Quoted in CBS I, supra, 337 F. Supp. at 400.

[21] In their Brief defendants propose that BMI issue licenses which:

a) reflect the actual or estimated BMI music played by the establishment, b) are tailored to the type or mode of music played (e. g. country and western) or a "musical family" (e. g. country and western, country-rock, folk music and bluegrass music) . . . c) Provide for the payment of fees based on the actual type of BMI music used by the establishment. d) which contains no provision for the payment of a minimum royalty regardless of whether any live music is played, and e) That contains a fee formula which at least attempts to reflect the use of BMI music which BMI has the right to license.

Docket No. 102, at 11.

[22] Royster Drive-In Theaters, Inc. v.

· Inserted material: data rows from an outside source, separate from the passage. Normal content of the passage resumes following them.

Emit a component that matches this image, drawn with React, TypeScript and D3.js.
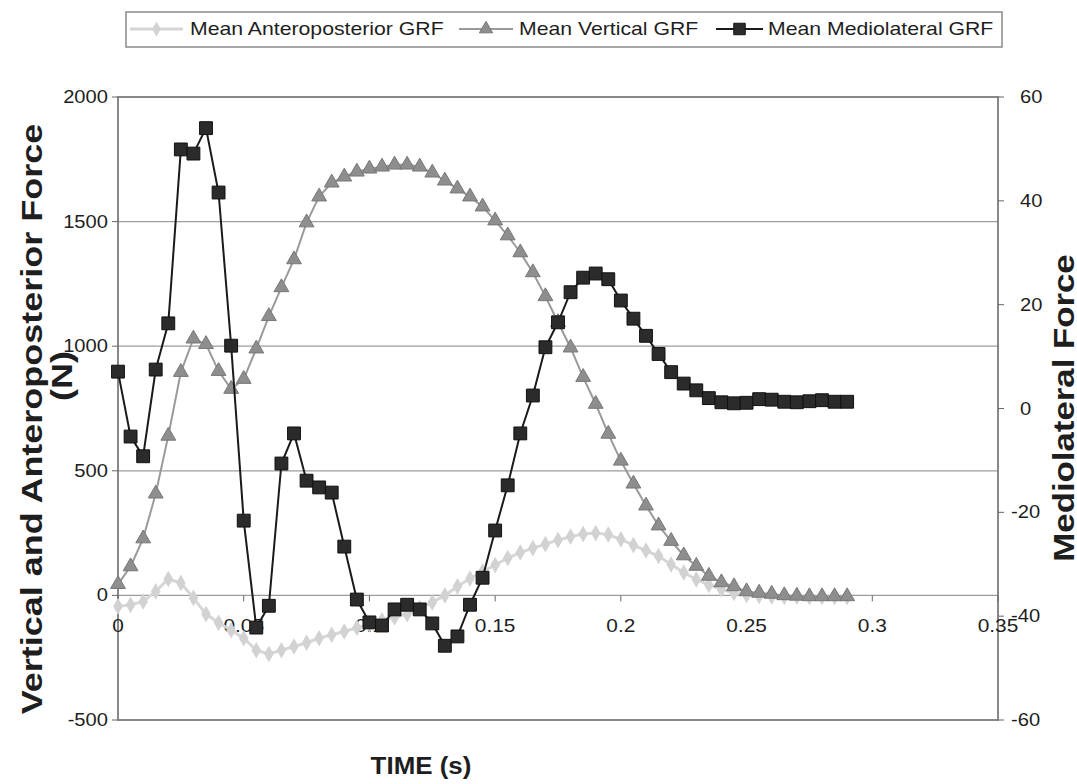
import React from 'react';
import * as d3 from 'd3';

// time samples (s)
const timeS = [
  0, 0.005, 0.01, 0.015, 0.02, 0.025, 0.03, 0.035, 0.04, 0.045,
  0.05, 0.055, 0.06, 0.065, 0.07, 0.075, 0.08, 0.085, 0.09, 0.095,
  0.1, 0.105, 0.11, 0.115, 0.12, 0.125, 0.13, 0.135, 0.14, 0.145,
  0.15, 0.155, 0.16, 0.165, 0.17, 0.175, 0.18, 0.185, 0.19, 0.195,
  0.2, 0.205, 0.21, 0.215, 0.22, 0.225, 0.23, 0.235, 0.24, 0.245,
  0.25, 0.255, 0.26, 0.265, 0.27, 0.275, 0.28, 0.285, 0.29,
];

// Mean Anteroposterior GRF (N), left axis
const anteroposterior = [
  -44, -38, -24, 16, 66, 50, -10, -75, -110, -140,
  -172, -220, -235, -220, -205, -190, -172, -158, -145, -130,
  -115, -100, -88, -75, -50, -28, 0, 36, 68, 96,
  122, 150, 172, 190, 206, 222, 236, 246, 250, 244,
  225, 202, 180, 158, 124, 92, 64, 42, 24, 10,
  2, -2, -4, -5, -5, -6, -6, -6, -6,
];

// Mean Vertical GRF (N), left axis
const vertical = [
  45, 116, 228, 408, 640, 896, 1030, 1008, 900, 828,
  868, 990, 1120, 1236, 1348, 1496, 1600, 1656, 1680, 1700,
  1712, 1720, 1728, 1728, 1720, 1696, 1664, 1632, 1600, 1560,
  1504, 1444, 1376, 1296, 1200, 1096, 994, 876, 768, 648,
  540, 448, 360, 280, 218, 160, 118, 78, 52, 36,
  16, 10, 6, 0, -2, -4, -4, -4, -4,
];

// Mean Mediolateral GRF, right axis
const mediolateral = [
  7.1, -5.4, -9.2, 7.5, 16.4, 49.9, 49.1, 54, 41.6, 12.1,
  -21.6, -42.2, -38, -10.6, -4.8, -13.9, -15.2, -16.2, -26.6, -36.8,
  -41.2, -41.8, -38.7, -37.8, -38.7, -41.4, -45.7, -43.9, -37.8, -32.6,
  -23.5, -14.8, -4.8, 2.5, 11.8, 16.6, 22.4, 25.2, 26, 24.9,
  20.8, 17.3, 14, 10.5, 7, 4.8, 3.5, 2, 1.2, 1,
  1.1, 1.8, 1.7, 1.3, 1.2, 1.4, 1.6, 1.3, 1.3,
];

const xTicks = [0, 0.05, 0.1, 0.15, 0.2, 0.25, 0.3, 0.35];
const xTickLabels = ['0', '0.05', '0.1', '0.15', '0.2', '0.25', '0.3', '0.35'];
const leftTicks = [-500, 0, 500, 1000, 1500, 2000];
const rightTicks = [-60, -40, -20, 0, 20, 40, 60];

const seriesNames = ['Mean Anteroposterior GRF', 'Mean Vertical GRF', 'Mean Mediolateral GRF'];

const W = 1077;
const H = 784;
const FONT = '"Liberation Sans", Arial, sans-serif';
const INK = '#1e1e1e';

const plot = { left: 118, right: 998, top: 97, bottom: 720 };

const x = d3.scaleLinear().domain([0, 0.35]).range([plot.left, plot.right]);
const yL = d3.scaleLinear().domain([-500, 2000]).range([plot.bottom, plot.top]);
const yR = d3.scaleLinear().domain([-60, 60]).range([plot.bottom, plot.top]);

const styles = [
  { line: '#d6d6d6', fill: '#d2d2d2', stroke: 'none', width: 3, sym: d3.symbolDiamond, size: 80 },
  { line: '#9a9a9a', fill: '#8e8e8e', stroke: '#777', width: 2, sym: d3.symbolTriangle, size: 95 },
  { line: '#1a1a1a', fill: '#2b2b2b', stroke: '#111', width: 2, sym: d3.symbolSquare, size: 165 },
];

// text that is a little wider than the font (the source chart's type runs wide)
function T({ x, y, size, sx = 1, anchor = 'start', rot = 0, bold = false, children }) {
  return (
    <text transform={`translate(${x},${y}) rotate(${rot}) scale(${sx},1)`} textAnchor={anchor}
      fontSize={size} fontWeight={bold ? 'bold' : 'normal'} fill={INK}>
      {children}
    </text>
  );
}

function Series({ values, scale, idx }) {
  const st = styles[idx];
  const line = d3.line<number>()
    .x((_, i) => x(timeS[i]))
    .y(d => scale(d));
  const sym = d3.symbol().type(st.sym).size(st.size)();
  return (
    <g>
      <path d={line(values) || ''} fill="none" stroke={st.line} strokeWidth={st.width} />
      {values.map((v, i) => (
        <path key={i} d={sym || ''} transform={`translate(${x(timeS[i])},${scale(v)})`}
          fill={st.fill} stroke={st.stroke} strokeWidth={1} />
      ))}
    </g>
  );
}

function LegendItem({ idx, x0, x1, tx, label }) {
  const st = styles[idx];
  const sym = d3.symbol().type(st.sym).size(st.size * 0.8)();
  const cy = 29;
  return (
    <g>
      <line x1={x0} x2={x1} y1={cy} y2={cy} stroke={st.line} strokeWidth={st.width} />
      <path d={sym || ''} transform={`translate(${(x0 + x1) / 2},${cy})`} fill={st.fill} stroke={st.stroke} />
      <T x={tx} y={cy + 6} size={18} sx={1.18}>{label}</T>
    </g>
  );
}

export default function App() {
  return (
    <svg width={W} height={H} style={{ position: 'absolute', left: 0, top: 0, background: '#fff' }}
      fontFamily={FONT}>
      <rect x={0} y={0} width={W} height={H} fill="#fff" />

      {/* legend */}
      <rect x={126} y={12} width={876} height={35} fill="#fff" stroke="#8a8a8a" strokeWidth={1.5} />
      <LegendItem idx={0} x0={130} x1={183} tx={190} label={seriesNames[0]} />
      <LegendItem idx={1} x0={459} x1={513} tx={519} label={seriesNames[1]} />
      <LegendItem idx={2} x0={716} x1={763} tx={768} label={seriesNames[2]} />

      {/* gridlines */}
      {leftTicks.filter(t => t > -500 && t < 2000).map(t => (
        <line key={t} x1={plot.left} x2={plot.right} y1={yL(t)} y2={yL(t)} stroke="#9c9c9c" strokeWidth={1.2} />
      ))}

      {/* plot frame */}
      <rect x={plot.left} y={plot.top} width={plot.right - plot.left} height={plot.bottom - plot.top}
        fill="none" stroke="#7c7c7c" strokeWidth={1.8} />

      {/* left axis */}
      {leftTicks.map(t => (
        <g key={t}>
          <line x1={plot.left - 6} x2={plot.left} y1={yL(t)} y2={yL(t)} stroke="#666" />
          <T x={plot.left - 10} y={yL(t) + 6} size={18} sx={1.12} anchor="end">{t}</T>
        </g>
      ))}

      {/* right axis */}
      {rightTicks.map(t => (
        <g key={t}>
          <line x1={plot.right} x2={plot.right + 6} y1={yR(t)} y2={yR(t)} stroke="#666" />
          <T x={t < 0 ? plot.right + 13 : plot.right + 22} y={yR(t) + 6} size={18} sx={1.12}>{t}</T>
        </g>
      ))}

      {/* x axis along zero */}
      {xTicks.map((t, i) => (
        <g key={t}>
          <line x1={x(t)} x2={x(t)} y1={yL(0)} y2={yL(0) + 6} stroke="#666" />
          <T x={x(t)} y={yL(0) + 37} size={18} sx={1.16} anchor="middle">{xTickLabels[i]}</T>
        </g>
      ))}

      <Series values={anteroposterior} scale={yL} idx={0} />
      <Series values={vertical} scale={yL} idx={1} />
      <Series values={mediolateral} scale={yR} idx={2} />

      {/* axis titles */}
      <T x={42} y={419} rot={-90} size={30} sx={1.2} anchor="middle" bold>Vertical and Anteroposterior Force</T>
      <T x={72} y={376} rot={-90} size={30} sx={1.2} anchor="middle" bold>(N)</T>
      <T x={1074} y={408} rot={-90} size={29} sx={1.2} anchor="middle" bold>Mediolateral Force</T>
      <T x={421} y={774} size={24} sx={1.08} anchor="middle" bold>TIME (s)</T>
    </svg>
  );
}
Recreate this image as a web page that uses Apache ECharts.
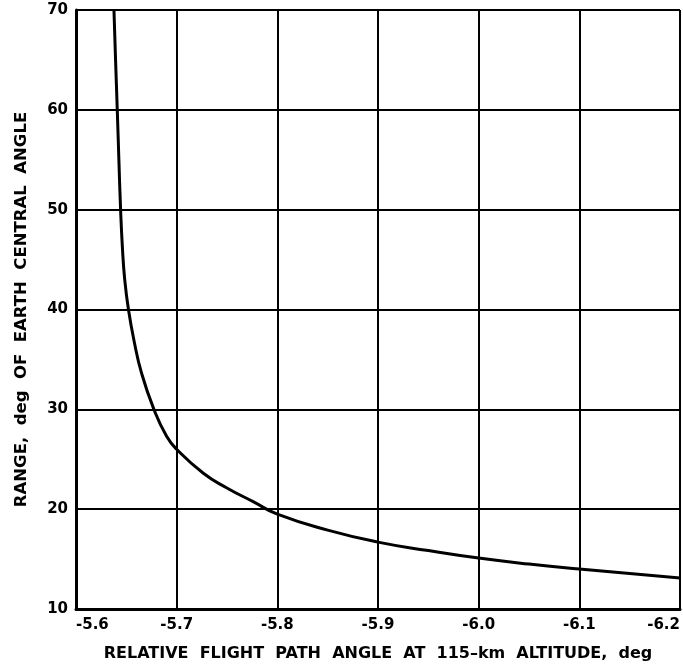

American Broadcasting-Paramount Theaters, Inc., 268 F.2d 246, 251 (2d Cir.), cert. denied, 361 U.S. 885, 80 S. Ct. 156, 4 L. Ed. 2d 121 (1959); Webster Rosewood Corp. v. Schine Chain Theaters, Inc., 263 F.2d 533, 536 (2d Cir.), cert. denied, 360 U.S. 912, 79 S. Ct. 1296, 3 L. Ed. 2d 1261 (1959); Milwaukee Towne Corp. v. Loew's Inc., 190 F.2d 561 (7th Cir. 1951), cert. denied, 342 U.S. 909, 72 S. Ct. 303, 96 L. Ed. 680 (1952).

[23] Based on this evidence, defendants characterize BMI's conceded offer of a per piece license as a "sham." I do not understand this to mean that they contend that BMI would have reneged on its offer if it had been accepted, thereby exposing itself to a contempt proceeding for violation of the consent decree. The present record does not support such a contention. Rather, what is intended, I believe, is that BMI's offer was illusory as a practical matter, with or without a list, and that BMI was aware of that fact.

[24] See, e. g., Docket No. 113, at 16, where plaintiffs refer to the "inherent impossibility" of fashioning the type of license sought by defendants.

[25] Neither party has specifically addressed whether BMI's licensing practices under the consent decree with respect to users such as the Triple Nickel may also constitute monopolization in violation of Section 2 of the Sherman Act. Therefore, defendants will have an opportunity to prove their contentions with respect to this aspect of the counterclaim at trial as well.